Campaign group Your Water Your Say (YWYS) has warned that Victorian state government policy will see the state "swimming in water but drowning in water bills" by 2014 if the proposed $3.1 billion desalination plant goes ahead at Wonthaggi.
YWYS member Neil Rankine researched government planning documents and reports to write a report that shows that, even with severe climate change and increasing population, there will still be as much as 60% excess water available annually by 2016 without the controversial desalination plant.
A March 11 YWYS statement explains: "The choice is between environmentally sustainable options such as storm water capture and a desalination factory that will exacerbate global warming and damage the environment.

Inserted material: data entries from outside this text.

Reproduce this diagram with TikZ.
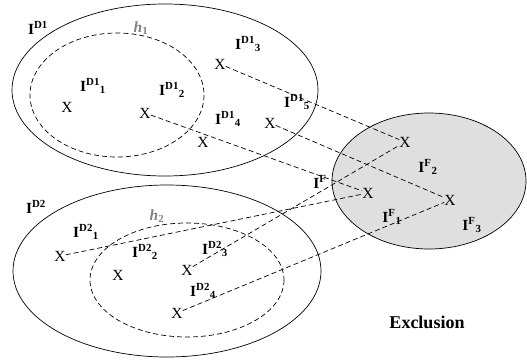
\documentclass[tikz,border=0pt]{standalone}
\usepackage{fontspec}
\setmainfont{Liberation Serif}
\usepackage{xcolor}
\usepackage{tikz}
\usetikzlibrary{arrows}

\newcommand{\setI}[2]{\textbf{I\textsuperscript{#1}\textsubscript{#2}}}
\newcommand{\hlab}[1]{\textbf{\textit{h}\textsubscript{#1}}}

\begin{document}
\begin{tikzpicture}[x=1pt,y=-1pt,
	lab/.style={font=\fontsize{15.5}{18}\selectfont,inner sep=1pt},
	pt/.style={font=\fontsize{15.5}{18}\selectfont,inner sep=0pt},
	lnk/.style={dash pattern=on 5pt off 3pt,line width=0.7pt}]
	\useasboundingbox (0,0) rectangle (527,361);
	%
	%  SETS
	%
	\draw[fill=gray!25,line width=0.7pt] (429,181) ellipse (97 and 68);
	\draw[line width=0.7pt] (165,90) ellipse (153 and 86);
	\draw[line width=0.7pt] (167,271) ellipse (154 and 86);
	\draw[lnk] (117,95) ellipse (87 and 62);
	\draw[lnk] (187,280) ellipse (97 and 57);
	%
	%  POINTS
	%
	\node[pt] (A) at (67,107) {X};
	\node[pt] (B) at (145,113) {X};
	\node[pt] (C) at (220,64) {X};
	\node[pt] (D) at (203,142) {X};
	\node[pt] (E) at (270,123) {X};
	\node[pt] (F) at (60,256) {X};
	\node[pt] (G) at (118,275) {X};
	\node[pt] (H) at (187,270) {X};
	\node[pt] (I) at (177,313) {X};
	\node[pt] (J) at (405,142) {X};
	\node[pt] (K) at (368,193) {X};
	\node[pt] (L) at (450,200) {X};
	%
	%  LABELS
	%
	\node[lab] (M) at (38,28) {\textbf{I\textsuperscript{D1}}};
	\node[lab,text=gray] (N) at (141,28) {\hlab{1}};
	\node[lab] (O) at (93,86) {\setI{D1}{1}};
	\node[lab] (P) at (172,90) {\setI{D1}{2}};
	\node[lab] (Q) at (248,44) {\setI{D1}{3}};
	\node[lab] (R) at (228,119) {\setI{D1}{4}};
	\node[lab] (S) at (297,102) {\setI{D1}{5}};
	\node[lab] (T) at (36,207) {\textbf{I\textsuperscript{D2}}};
	\node[lab,text=gray] (U) at (157,216) {\hlab{2}};
	\node[lab] (V) at (86,232) {\setI{D2}{1}};
	\node[lab] (W) at (145,252) {\setI{D2}{2}};
	\node[lab] (X) at (215,249) {\setI{D2}{3}};
	\node[lab] (Y) at (203,291) {\setI{D2}{4}};
	\node[lab] (Z) at (320,182) {\textbf{I\textsuperscript{F}}};
	\node[lab] (A1) at (392,217) {\setI{F}{1}};
	\node[lab] (A2) at (428,167) {\setI{F}{2}};
	\node[lab] (A3) at (472,225) {\setI{F}{3}};
	\node[font=\fontsize{18}{21}\selectfont\bfseries] (A4) at (427,322) {Exclusion};
	%
	\path[lnk]
	(C) edge (J)
	(B) edge (K)
	(E) edge (L)
	(F) edge (K)
	(H) edge (J)
	(I) edge (L);
\end{tikzpicture}
\end{document}
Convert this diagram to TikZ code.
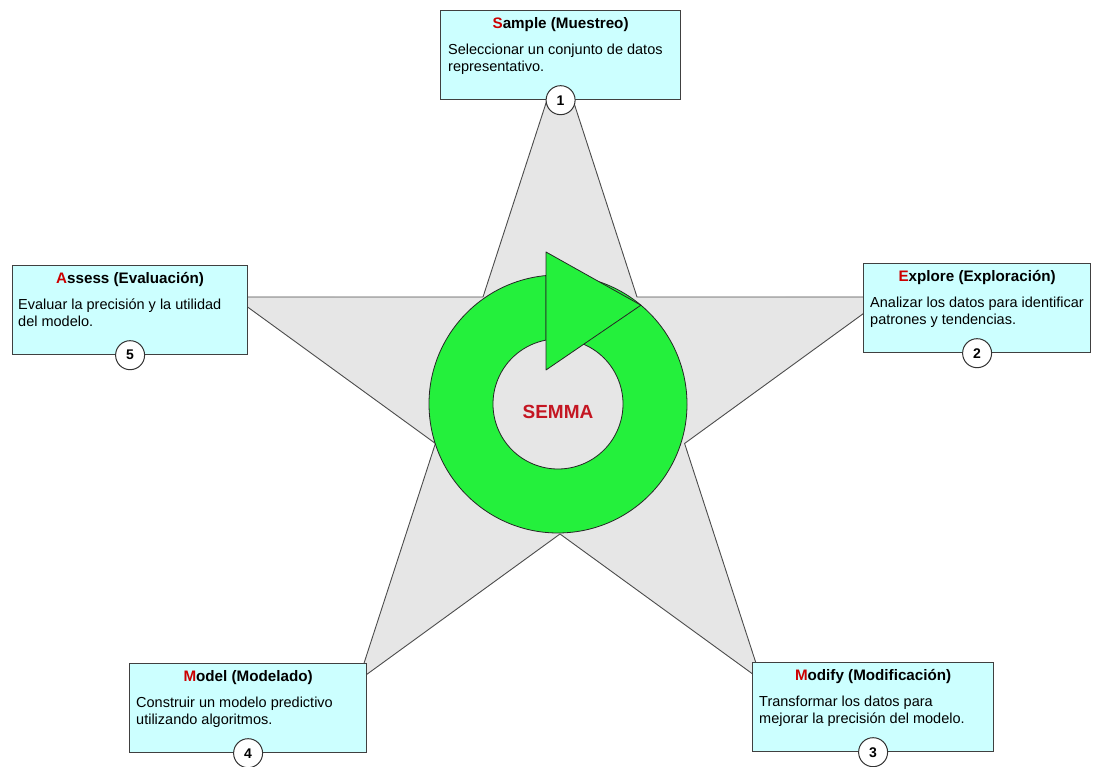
\documentclass[tikz,border=0pt]{standalone}
\usepackage{fontspec}
\setmainfont{Liberation Sans}
\usepackage{xcolor}
\usetikzlibrary{positioning, calc}

\definecolor{boxcyan}{RGB}{204,255,255}
\definecolor{stargray}{RGB}{230,230,230}
\definecolor{ringgreen}{RGB}{36,240,60}
\definecolor{initred}{RGB}{204,0,0}
\definecolor{semmared}{RGB}{196,22,34}

\newcommand{\ini}[1]{\textcolor{initred}{#1}}

\tikzset{
  phase/.style={draw=black!75, line width=1.2pt, fill=boxcyan, minimum width=#1,
    minimum height=89pt, anchor=north west, inner sep=0pt},
  heading/.style={inner sep=0pt, anchor=base, font=\fontsize{15.2}{17}\selectfont\bfseries},
  desc/.style={inner sep=0pt, align=left, font=\fontsize{14.5}{16.5}\selectfont},
  stepno/.style={circle, draw=black!80, line width=1pt, fill=white, minimum size=29pt,
    inner sep=0pt, font=\fontsize{14}{16}\selectfont\bfseries},
  starshape/.style={draw=black!70, line width=0.9pt, fill=stargray, line join=round},
  ring/.style={draw=black!85, line width=0.8pt, fill=ringgreen, line join=round},
  semma/.style={inner sep=0pt, text=semmared, font=\fontsize{19}{21}\selectfont\bfseries}
}

\begin{document}
\begin{tikzpicture}[x=1pt, y=1pt]
    \useasboundingbox (0,0) rectangle (1095,767);

    % the star behind everything
    \coordinate (sc) at (560,364);
    \draw[starshape] ([shift={(90:343)}]sc)
        \foreach \a in {126,198,270,342,54} {
            -- ([shift={(\a:131)}]sc) -- ([shift={(\a+36:343)}]sc)
        } -- cycle;

    % circular arrow
    \coordinate (rc) at (558,363);
    \draw[ring] ([shift={(95.3:129)}]rc) arc[start angle=95.3, end angle=437, radius=129]
        -- ([shift={(68:65)}]rc) arc[start angle=428, end angle=100.6, radius=65] -- cycle;
    \draw[ring] (546,515) -- ([shift={(50:129)}]rc) -- (546,397) -- cycle;
    \node[semma] (semma) at (558,355) {SEMMA};

    % phases
    \node[phase=240pt] (sample)  at (440,757) {};
    \node[phase=227pt] (explore) at (863,504) {};
    \node[phase=241pt] (modify)  at (752,105) {};
    \node[phase=237pt] (model)   at (129,104) {};
    \node[phase=235pt] (assess)  at (12,502)  {};

    \node[heading] (sampleH)  at ([yshift=-19pt]sample.north)  {\ini{S}ample (Muestreo)};
    \node[heading] (exploreH) at ([yshift=-19pt]explore.north) {\ini{E}xplore (Exploración)};
    \node[heading] (modifyH)  at ([yshift=-19pt]modify.north)  {\ini{M}odify (Modificación)};
    \node[heading] (modelH)   at ([yshift=-19pt]model.north)   {\ini{M}odel (Modelado)};
    \node[heading] (assessH)  at ([yshift=-19pt]assess.north)  {\ini{A}ssess (Evaluación)};

    \node[desc] (sampleD)  [below right=34pt and 8pt of sample.north west]
        {Seleccionar un conjunto de datos\\representativo.};
    \node[desc] (exploreD) [below right=34pt and 7pt of explore.north west]
        {Analizar los datos para identificar\\patrones y tendencias.};
    \node[desc] (modifyD)  [below right=34pt and 7pt of modify.north west]
        {Transformar los datos para\\mejorar la precisión del modelo.};
    \node[desc] (modelD)   [below right=34pt and 7pt of model.north west]
        {Construir un modelo predictivo\\utilizando algoritmos.};
    \node[desc] (assessD)  [below right=34pt and 6pt of assess.north west]
        {Evaluar la precisión y la utilidad\\del modelo.};

    \node[stepno] (n1) at (sample.south)  {1};
    \node[stepno] (n2) at (explore.south) {2};
    \node[stepno] (n3) at (modify.south)  {3};
    \node[stepno] (n4) at (model.south)   {4};
    \node[stepno] (n5) at (assess.south)  {5};
\end{tikzpicture}
\end{document}
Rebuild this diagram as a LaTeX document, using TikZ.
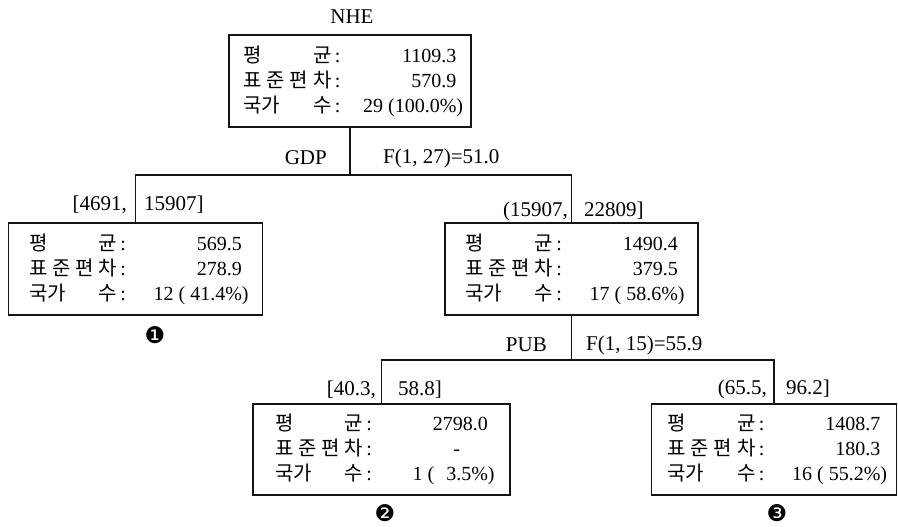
\documentclass[tikz,border=0pt]{standalone}
\usepackage{fontspec}
\setmainfont{Liberation Serif}
\newfontfamily\kr{Noto Sans CJK KR}
\newfontfamily\dingfont{DejaVu Sans}
\usepackage{tikz}
\definecolor{inkline}{RGB}{20,20,20}

\newcommand{\statline}[2]{{\kr\makebox[88pt][s]{#1}}\,:\makebox[116pt][r]{#2}}
\newcommand{\statrows}[3]{%
  \statline{평\hfill 균}{#1}\\
  \statline{표\hfill 준\hfill 편\hfill 차}{#2}\\
  \statline{국가\hfill 수}{#3}}

\begin{document}
\begin{tikzpicture}[x=1pt,y=-1pt,
  statbox/.style={draw=inkline,line width=1.3pt,align=left,inner sep=0pt,
    minimum width=254pt,minimum height=92pt,font=\fontsize{20}{25}\selectfont},
  cut/.style={font=\fontsize{21}{24}\selectfont,inner sep=1pt},
  conn/.style={draw=inkline,line width=1.3pt},
  tagnum/.style={font=\dingfont\fontsize{23}{23}\selectfont,inner sep=0pt}]
  \useasboundingbox (0,0) rectangle (898,527);
  \node[cut] (nhe) at (352,17) {NHE};
  \node[statbox,minimum width=242pt] (root) at (350,81)
    {\statrows{1109.3}{570.9}{29 (100.0\%\rlap{)}}};
  \node[statbox] (gdplow) at (135.5,269)
    {\statrows{569.5}{278.9}{12 ( 41.4\%\rlap{)}}};
  \node[statbox,minimum width=253pt] (gdphigh) at (571.5,269)
    {\statrows{1490.4}{379.5}{17 ( 58.6\%\rlap{)}}};
  \node[statbox,minimum width=257pt,minimum height=91pt] (publow) at (381.5,449.5)
    {\statrows{2798.0}{-\hspace{28pt}}{1 (\hspace{12pt}3.5\%\rlap{)}}};
  \node[statbox,minimum width=245pt,minimum height=91pt] (pubhigh) at (774,449.5)
    {\statrows{1408.7}{180.3}{16 ( 55.2\%\rlap{)}}};
  % splits
  \coordinate (gdpfork) at (350,175);
  \coordinate (pubfork) at (571.5,360);
  \draw[conn] (root.south) -- (gdpfork);
  \draw[conn] (gdplow.north) |- (gdpfork) -| (gdphigh.north);
  \draw[conn] (gdphigh.south) -- (pubfork);
  \draw[conn] (publow.north) |- (pubfork) -| (pubhigh.north);
  % split labels
  \node[cut,anchor=east] (gdp) at (328,158) {GDP};
  \node[cut,anchor=west] (fgdp) at (382,158) {F(1, 27)=51.0};
  \node[cut,anchor=east] (gdplowa) at (128,205) {[4691,};
  \node[cut,anchor=west] (gdplowb) at (143,205) {15907]};
  \node[cut,anchor=east] (gdphigha) at (569,211) {(15907,};
  \node[cut,anchor=west] (gdphighb) at (583,211) {22809]};
  \node[cut,anchor=east] (pub) at (548,345) {PUB};
  \node[cut,anchor=west] (fpub) at (585,345) {F(1, 15)=55.9};
  \node[cut,anchor=east] (publowa) at (377,390) {[40.3,};
  \node[cut,anchor=west] (publowb) at (397,390) {58.8]};
  \node[cut,anchor=east] (pubhigha) at (768,389) {(65.5,};
  \node[cut,anchor=west] (pubhighb) at (785,389) {96.2]};
  \foreach \m/\x/\y/\d in {one/155/335/❶,two/385/513/❷,three/777/513/❸}
    \node[tagnum] (\m) at (\x,\y) {\d};
\end{tikzpicture}
\end{document}
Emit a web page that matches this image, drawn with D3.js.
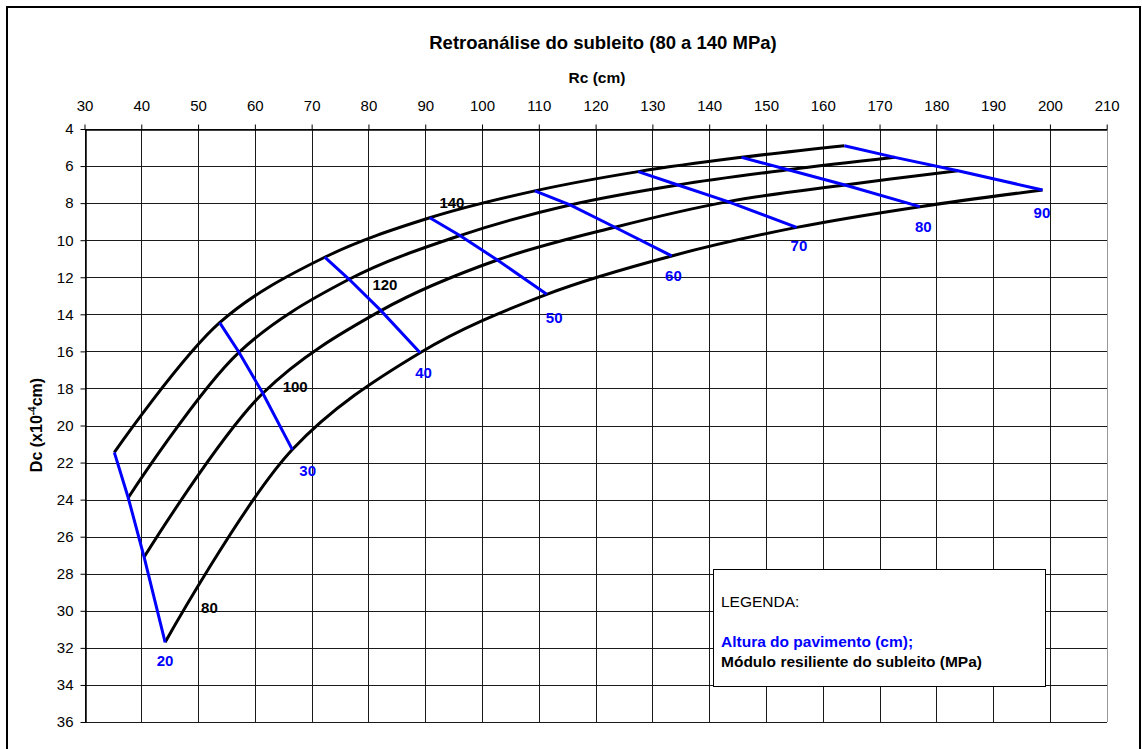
<!DOCTYPE html>
<html>
<head>
<meta charset="utf-8">
<script src="https://cdn.jsdelivr.net/npm/d3@7"></script>
<style>
  html, body { margin: 0; padding: 0; background: #fff; }
  svg { display: block; font-family: "Liberation Sans", Arial, sans-serif; }
</style>
</head>
<body>
<svg id="chart" width="1142" height="749"></svg>
<script>
// ---------------- DATA ----------------
const xTicks = [30,40,50,60,70,80,90,100,110,120,130,140,150,160,170,180,190,200,210];
const yTicks = [4,6,8,10,12,14,16,18,20,22,24,26,28,30,32,34,36];

// pavement thickness (cm) – one point per curve for each
const heights = [20,30,40,50,60,70,80,90];
// subgrade resilient modulus (MPa) – one black curve each
const moduli = [80,100,120,140];

// Rc (cm) and Dc (x10^-4 cm) for each modulus, ordered by heights
const rc80  = [44.2, 66.6, 89.1, 111.4, 133.4, 155.4, 177.1, 198.7];
const dc80  = [31.7, 21.3, 16.07, 12.92, 10.85, 9.31, 8.19, 7.29];
const rc100 = [40.5, 61.4, 82.2, 102.7, 123.4, 143.3, 163.9, 183.8];
const dc100 = [27.1, 18.26, 13.8, 11.07, 9.3, 7.92, 7.02, 6.25];
const rc120 = [37.7, 57.2, 76.6, 96.1, 115.5, 134.5, 153.9, 172.7];
const dc120 = [23.9, 16.05, 12.11, 9.75, 8.1, 7.02, 6.2, 5.53];
const rc140 = [35.25, 53.8, 72.3, 90.8, 109.3, 127.5, 145.7, 163.8];
const dc140 = [21.45, 14.45, 10.92, 8.79, 7.34, 6.3, 5.53, 4.9];

// label anchors (data units)
const heightLabelRc = [44.2, 69.3, 89.7, 112.7, 133.7, 155.8, 177.7, 198.6];
const heightLabelDc = [32.7, 22.45, 17.13, 14.18, 11.92, 10.26, 9.27, 8.52];
const modulusLabelRc = [52.0, 67.1, 82.9, 94.7];
const modulusLabelDc = [29.8, 17.92, 12.38, 7.98];

const titleText = "Retroanálise do subleito (80 a 140 MPa)";
const xTitle = "Rc (cm)";
const legendLines = ["LEGENDA:", "Altura do pavimento (cm);", "Módulo resiliente do subleito (MPa)"];

// ---------------- CHART ----------------
const svg = d3.select("#chart");
const BLUE = "#0000ff";

const x = d3.scaleLinear().domain([30, 210]).range([84.5, 1106.7]);
const y = d3.scaleLinear().domain([4, 36]).range([129, 722]);
const px = v => Math.round(x(v)) + 0.5;
const py = v => Math.round(y(v)) + 0.5;

// outer frame
svg.append("path")
  .attr("d", "M7,760V7H1140V760")
  .attr("fill", "none").attr("stroke", "#000").attr("stroke-width", 2);

// title
svg.append("text").attr("x", 603).attr("y", 48.5)
  .attr("text-anchor", "middle").attr("font-weight", "bold").attr("font-size", 18.5)
  .text(titleText);
svg.append("text").attr("x", 597).attr("y", 83)
  .attr("text-anchor", "middle").attr("font-weight", "bold").attr("font-size", 15.5)
  .text(xTitle);

// grid
const grid = svg.append("g").attr("stroke", "#1a1a1a").attr("stroke-width", 1).attr("shape-rendering", "crispEdges");
grid.selectAll("line.v").data(xTicks).join("line")
  .attr("x1", d => px(d)).attr("x2", d => px(d))
  .attr("y1", y(4)).attr("y2", y(36))
  .attr("stroke", d => d === 210 ? "#999" : null);
grid.selectAll("line.h").data(yTicks).join("line")
  .attr("x1", x(30)).attr("x2", x(210))
  .attr("y1", d => py(d)).attr("y2", d => py(d));

// axes
const xAxis = d3.axisTop(x).tickValues(xTicks).tickSize(5).tickSizeOuter(0).tickPadding(14);
const gx = svg.append("g").attr("transform", `translate(0,${py(4)})`).call(xAxis);
gx.selectAll("text").attr("font-size", 15).attr("font-family", "Liberation Sans, Arial, sans-serif").attr("fill", "#000");
gx.select(".domain").attr("stroke", "#000").attr("stroke-width", 1.5);
gx.selectAll(".tick line").attr("stroke", "#000");

const yAxis = d3.axisLeft(y).tickValues(yTicks).tickSize(5).tickSizeOuter(0).tickPadding(7);
const gy = svg.append("g").attr("transform", `translate(${px(30)},0)`).call(yAxis);
gy.selectAll("text").attr("font-size", 15).attr("font-family", "Liberation Sans, Arial, sans-serif").attr("fill", "#000");
gy.select(".domain").attr("stroke", "#000").attr("stroke-width", 1.5);
gy.selectAll(".tick line").attr("stroke", "#000");

// y axis title
const yt = svg.append("text")
  .attr("transform", "translate(42,425) rotate(-90)")
  .attr("text-anchor", "middle").attr("font-weight", "bold").attr("font-size", 16);
yt.append("tspan").text("Dc (x10");
yt.append("tspan").attr("font-size", 10).attr("dy", -6).text("-4");
yt.append("tspan").attr("dy", 6).text("cm)");

// black curves
const curveData = [
  {m: moduli[0], rc: rc80,  dc: dc80},
  {m: moduli[1], rc: rc100, dc: dc100},
  {m: moduli[2], rc: rc120, dc: dc120},
  {m: moduli[3], rc: rc140, dc: dc140}
];
const line = d3.line().x(d => x(d[0])).y(d => y(d[1])).curve(d3.curveCatmullRom.alpha(0.5));
svg.append("g").selectAll("path").data(curveData).join("path")
  .attr("d", c => line(c.rc.map((r, i) => [r, c.dc[i]])))
  .attr("fill", "none").attr("stroke", "#000").attr("stroke-width", 3);

// blue iso-thickness lines
const straight = d3.line().x(d => x(d[0])).y(d => y(d[1]));
svg.append("g").selectAll("path").data(heights).join("path")
  .attr("d", (h, i) => straight(curveData.map(c => [c.rc[i], c.dc[i]])))
  .attr("fill", "none").attr("stroke", BLUE).attr("stroke-width", 3);

// labels
svg.append("g").selectAll("text").data(heights).join("text")
  .attr("x", (h, i) => x(heightLabelRc[i])).attr("y", (h, i) => y(heightLabelDc[i]) + 5.5)
  .attr("text-anchor", "middle").attr("font-weight", "bold").attr("font-size", 15).attr("fill", BLUE)
  .text(h => h);
svg.append("g").selectAll("text").data(moduli).join("text")
  .attr("x", (m, i) => x(modulusLabelRc[i])).attr("y", (m, i) => y(modulusLabelDc[i]) + 5.5)
  .attr("text-anchor", "middle").attr("font-weight", "bold").attr("font-size", 15).attr("fill", "#000")
  .text(m => m);

// legend
const lg = svg.append("g");
lg.append("rect").attr("x", 713.5).attr("y", 569.5).attr("width", 332).attr("height", 117)
  .attr("fill", "#fff").attr("stroke", "#000").attr("stroke-width", 1);
lg.append("text").attr("x", 721).attr("y", 607).attr("font-size", 15.5).text(legendLines[0]);
lg.append("text").attr("x", 721).attr("y", 647).attr("font-size", 15.5).attr("font-weight", "bold").attr("fill", BLUE).text(legendLines[1]);
lg.append("text").attr("x", 721).attr("y", 667).attr("font-size", 15.5).attr("font-weight", "bold").text(legendLines[2]);
</script>
</body>
</html>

Melbourne does not need the government's 'rainfall independent source of water'. The more environmentally sustainable options in this report secure Melbourne's water supply."
The report also shows that without the planned (and also controversial) north-south pipeline to draw water from the Goulburn river, inflows to catchments will still give 46% more water than will be consumed by 2016.
The state Labor government already plans significant augmentation of Melbourne's water supply by a number of large measures, including upgrading the Eastern Treatment Plant and swapping its recycled water for the good drinking water currently used to cool power stations in the Latrobe Valley, which will supply an extra 100 gigalitres (GL) per year. Melbourne's 2007 water consumption was 369GL, and the desalination plant would provide 150-200GL per year.
Victoria's water minister, Tim Holding, claims that the report mis-estimates water catchment inflows and population growth. However, Monash University Professor Barry Hart, a water policy expert who reviewed the report, said: "The information ... is sufficiently robust for there to be concern over the long-term need for the desal plant."
Rankine's report canvasses a number of further options for conserving water. Stormwater capture and treatment has potential to provide in the order of 300GL annually in Melbourne. Stopping logging in Melbourne's catchments could increase inflows to the city's dams by 65-85GL annually within 60 years (as forests re-establish). Desalination of brackish or waste water is also suggested, as it only takes about one-third the energy of seawater.
The desalination plant is scheduled to be finished earlier than many of the other schemes planned by the government, and Hart and YWYS campaigners are concerned that there will be little public impetus for other, more sustainable, water conservation measures once the large input of desalinated water becomes available.